• Tarmon Gaidon and Robert Jordan’s Health

    Tarmon Gaidon is the name chosen for the last battle between mankind and the Dark One. It is the Armageddon of Robert Jordan’s Wheel of Time series. A solid year of catch up reading has brought me to Tarmon Gaidon’s doorstep, only to be bitterly disappointed. I have exhausted all eleven Wheel of Time books and the one prequel. To my dismay, I have recently learned that Robert Jordan has a serious medical condition – one which requires intense treatment and leaves his body weak and exhausted.

    This is bad for me. I need to read the last book of the series. I absolutely need to. I know it’s selfish and I don’t care. I never knew Robert Jordan personally so it is very difficult to care more about his personal health than about his ability to finish that book. Seriously. I need closure. I have invested a year of my life to reading thousands of pages written by this man, only to come one book shy of the end. And what an end it could be! Then again, the more I think about, I realize that one book is not nearly enough to lead up to, detail, and conclude Tarmon Gaidon (i.e. the armageddon).

    Robert Jordan is a master story teller, but he’s not brief. Each 650-850 page book should attest to that. Yet all I have heard through the grapevine is that he plans to write one more Wheel of Time book, two series prequels, and then he plans to move on to other story ideas he’s been working on. I, for one, have invested far too much time, attention, and interest to settle for not getting my story’s ending. I want it. I want to know what happens to everybody. Will Mat and Tuon be reunited? Will Mat become Emperor of the Seanchan empire? How does Perrin Goldeneyes fit into the Seanchan prophecies of the wolf and the hammer?

    Many non-Jordan fans will read this and think, Oh, he’s one of those people. He probably sits around in his underwear playing RPG and eating yesterday’s leftover pizza. Not true, although I would eat the leftover pizza. Strange as it seems, I started reading Robert Jordan because of C. S. Lewis. After reading and rereading The Chronicles of Narnia, Lewis’ sci-fi series, and his other fictional works, I found a void which demanded to be filled. Lewis created a wonder in me that no other author has. Lewis found a way to make story-telling magic.

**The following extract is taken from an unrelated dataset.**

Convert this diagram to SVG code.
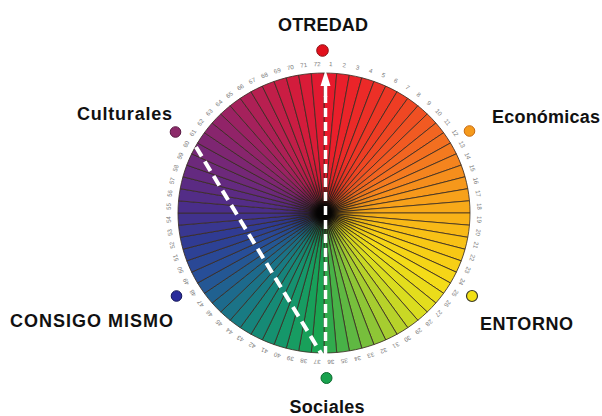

    That’s not just a flowery, meaningless compliment. I truly mean that. I read The Silmarillion by Tolkein, but I have no interest in reading The Lord of the Rings. That meant searching for another storyteller whose world would capture my imagination. I heard about Robert Jordan six years ago, from a friend at DBU. The name had stuck in my head, so I gave The Wheel of Time a shot. Jordan is no C. S. Lewis, but he weaves an interesting tale. Now I sit and I wait. Sometimes I wonder if writers conspire against me. I have to wait two months for the next LOST episode also. Hence the Grey’s Anatomy obsession. I’m still watching last season’s episodes, enjoying the instant availability of new content.